How well can it be argued that the Bretton-Woods system was the most successful monetary system in history?

Say that we take an endogenous money view on the role of credit, thus viewing a rising level of private debt in aggregate over time as an unambiguously bad thing. Most of the rise in private debt in OECD economies took place after the relinquishment of Bretton-Woods. Also, much of the time after Bretton-Woods' cancellation was plagued by conditions of high inflation (1971-1983) and/or asset market volatility and financial crisis (2000-2008). Worker compensation also began to disconnect from productivity growth right around 1971. The 1945 to 1970 period saw both higher economic growth in OECD countries and fewer problems of these kinds. What's to keep us from stating plainly that Bretton-Woods was the better system?
 
OK, on another note entirely, how do the relatively disappointing results from Europe in the wake of the implementation of austerity policies relate to Market Monetarism? Shouldn't the arguments that are used to downplay the seriousness of the fiscal cliff problem apply to the European situation as well? Also is the recent IMF paper that argues for a positive fiscal multiplier under liquidity trap conditions a reason for a rethink of Market Monetarism?

OK, Scott Sumner answers this question in one of his recent posts. Apparently NGDP growth was severely lacking in Europe in the last few years:

Recently I decided to take a look at the European numbers, but I never seem to be able to find NGDP numbers for the eurozone. Fortunately one of my best students ever (Garrett MacDonald) sent me the data. I knew it would be bad, but I expected bad like the US, not bad like Japan.

Eurozone NGDP is up only 2.47% since 2008:2. The ECB expects contraction in 2013. I could not find NGDP forecasts, but the deflator has been rising about 1.1% per year over the past nine quarters. So NGDP growth will probably be very low. A reasonable guesstimate is that three quarters from now the eurozone NGDP is likely to be up about 3% from 2008:2.

If you think that the 12.9% number for the US 5 year NGDP growth rate is horrible, how can we even begin to describe 3% NGDP growth over 5 years? Even accounting for the fact that American trend NGDP growth is a bit higher (4.7% per year over the 8 years before 2008:2, whereas in the eurozone the previous 8 years saw 4.1% annual NGDP growth), these numbers are simply astonishing.

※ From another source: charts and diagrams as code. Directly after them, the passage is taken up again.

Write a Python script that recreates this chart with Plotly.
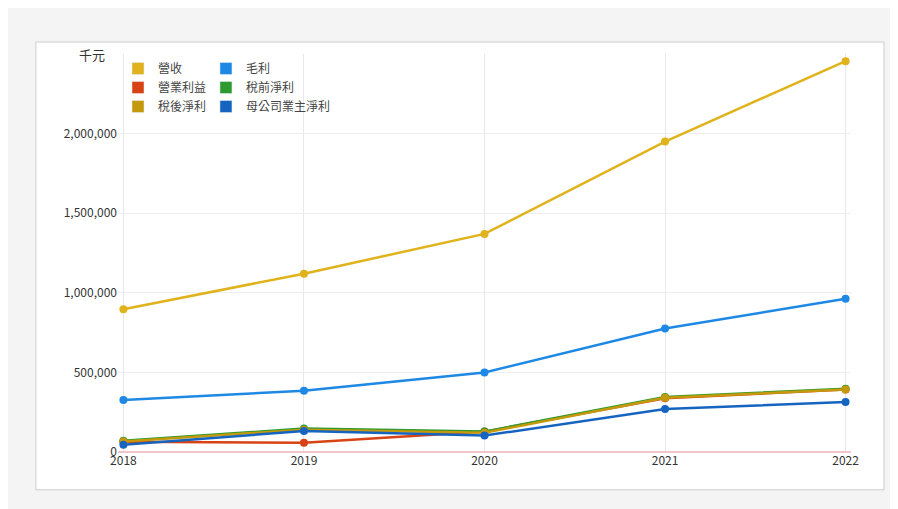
import plotly.graph_objects as go

years = ["2018", "2019", "2020", "2021", "2022"]
revenue = [897000, 1120000, 1370000, 1950000, 2455000]
gross = [327000, 385000, 500000, 776000, 962000]
operating = [64000, 58000, 128000, 338000, 393000]
pretax = [70000, 147000, 128000, 346000, 397000]
aftertax = [66000, 140000, 121000, 341000, 393000]
parent = [45000, 132000, 103000, 270000, 314000]

series = [
    ("營收", revenue, "#e0b21c", "legend"),
    ("毛利", gross, "#1e88e5", "legend2"),
    ("營業利益", operating, "#d84315", "legend"),
    ("稅前淨利", pretax, "#2e9a2e", "legend2"),
    ("稅後淨利", aftertax, "#c49a0c", "legend"),
    ("母公司業主淨利", parent, "#1565c0", "legend2"),
]

fig = go.Figure()
for name, vals, color, lg in series:
    fig.add_trace(go.Scatter(x=years, y=vals, name=name, mode="lines+markers", showlegend=False,
                             line=dict(color=color, width=2.5), marker=dict(size=8)))
    # square legend swatch
    fig.add_trace(go.Bar(x=[None], y=[None], name=name, marker_color=color, legend=lg))

leg = dict(bgcolor="rgba(255,255,255,0)", font=dict(size=12, color="#444"),
           tracegroupgap=0, itemwidth=30, yanchor="top", traceorder="normal")
fig.update_layout(
    width=898, height=509,
    paper_bgcolor="#f4f4f4", plot_bgcolor="white",
    margin=dict(l=110, r=55, t=46, b=65),
    font=dict(family="Noto Sans CJK TC", size=12, color="#333"),
    legend=dict(x=0.0, y=1.0, **leg),
    legend2=dict(x=0.12, y=1.0, **leg),
    shapes=[dict(type="rect", xref="paper", yref="paper", x0=-0.112, x1=1.045, y0=-0.095, y1=1.03,
                 line=dict(color="#ccc", width=1), fillcolor="white", layer="below")],
    annotations=[dict(text="千元", xref="paper", yref="y", x=-0.015, y=2500000, xanchor="right",
                      showarrow=False, font=dict(size=13))],
)
fig.update_xaxes(range=[-0.03, 4.03], showgrid=True, gridcolor="#e8e8e8", ticks="",
                 showline=False, zeroline=False)
fig.update_yaxes(range=[0, 2500000], tickvals=[0, 500000, 1000000, 1500000, 2000000],
                 tickformat=",", gridcolor="#eeeeee", zeroline=True, zerolinecolor="#f2c4cc",
                 zerolinewidth=2)
fig.write_html("out.html")
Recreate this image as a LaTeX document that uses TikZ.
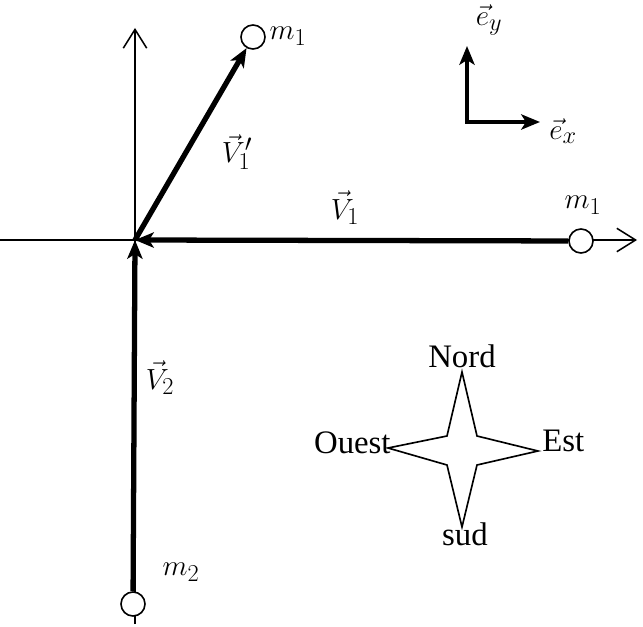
\documentclass[tikz,border=0pt]{standalone}
\usepackage{fontspec}
\setmainfont{Liberation Serif}
\usetikzlibrary{arrows.meta}
\begin{document}
\begin{tikzpicture}[x=0.03cm,y=-0.03cm,
  thin axis/.style={line width=1.3pt,-{Straight Barb[length=16pt,width=20pt,line width=1.3pt]}},
  thick vec/.style={line width=4.5pt,-{Stealth[length=16pt,width=13pt,inset=4pt]}},
  mass/.style={circle,draw,line width=1.4pt,fill=white,minimum size=0.72cm,inner sep=0pt},
  lbl/.style={font=\fontsize{29}{34}\selectfont,inner sep=1pt},
  txt/.style={font=\fontsize{28}{32}\selectfont,inner sep=1pt}]
\useasboundingbox (0,0) rectangle (643,627);
\coordinate (O) at (135,240);
\coordinate (xl) at (0,240);
\coordinate (xr) at (637,240);
\coordinate (yb) at (135,624);
\coordinate (yt) at (135,28);
% axes
\draw[thin axis] (xl) -- (xr);
\draw[thin axis] (yb) -- (yt);
% masses
\node[mass] (m1b) at (581,241) {};
\node[mass] (m1a) at (253,37) {};
\node[mass] (m2) at (133,604) {};
% thick vectors
\draw[thick vec] (m1b) -- (O);
\draw[thick vec] (m2) -- (O);
\draw[thick vec] (O) -- (m1a);
% labels
\node[lbl] (lm1a) at (288,36) {$m_1$};
\node[lbl] (lv1p) at (237,152) {$\vec{V}_1'$};
\node[lbl] (lv1) at (345,208) {$\vec{V}_1$};
\node[lbl] (lm1b) at (583,205) {$m_1$};
\node[lbl] (lv2) at (160,378) {$\vec{V}_2$};
\node[lbl] (lm2) at (181,572) {$m_2$};
% basis
\coordinate (c) at (467,122);
\coordinate (ey) at (467,46);
\coordinate (ex) at (540,122);
\draw[line width=4pt,line join=miter,{Stealth[length=16pt,width=13pt,inset=4pt]}-{Stealth[length=16pt,width=13pt,inset=4pt]}] (ey) -- (c) -- (ex);
\node[lbl] (ley) at (489,20) {$\vec{e}_y$};
\node[lbl] (lex) at (563,131) {$\vec{e}_x$};
% compass star
\draw[line width=1.4pt,line join=miter] (462,372) -- (477,436) -- (538,451) -- (477,465) -- (462,527) -- (447,465) -- (388,448) -- (447,436) -- cycle;
\node[txt] (nord) at (462,356) {Nord};
\node[txt,anchor=east] (ouest) at (392,443) {Ouest};
\node[txt,anchor=west] (est) at (541,441) {Est};
\node[txt] (sud) at (465,534) {sud};
\end{tikzpicture}
\end{document}
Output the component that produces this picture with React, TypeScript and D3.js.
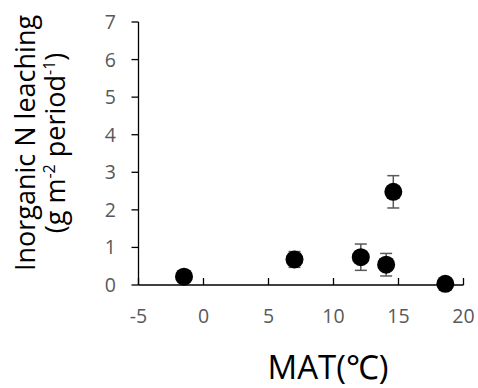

http://www.themoneyillusion.com/?p=18161
 
If they *can* monetize debt without sending inflation soaring that is actually an optimistic scenario for the economy as a whole. But yeah, they'd have to break a promise or two.

In Steve Keen's model, the final situation is one in which both GDP and inflation go sharply and increasingly negative while private debt-to-GDP goes to infinity. If the effect of monetary policy ends up being that the Great Moderation is for all intents and purposes restored and the trend in private debt is sent back to it's exponential curve, the resulting extreme deflation would in my estimation make non-inflationary monetization of debt possible. Maybe this is what we're beginning to see unfold.
 
LMFAO buying corporate debt and then selling government debt to corporations is not a particularly sneaking way of monetizing debt. Bernanke is getting around his oath on a technicality.
 
That could make sense, although there were already fairly high expectations that those elections would go as they did before they happened.
 
http://www.clevelandfed.org/research/commentary/2004/nov.pdf

I was alerted to this Fed paper which (I've been explained) argues that TIPS spreads understate inflation expectations because regular treasuries sometimes have a liquidity premium due to conditions under which people look for nominal rather than real revenue, for example to service debts.

I may comment on it further as I analyze it more elaborately.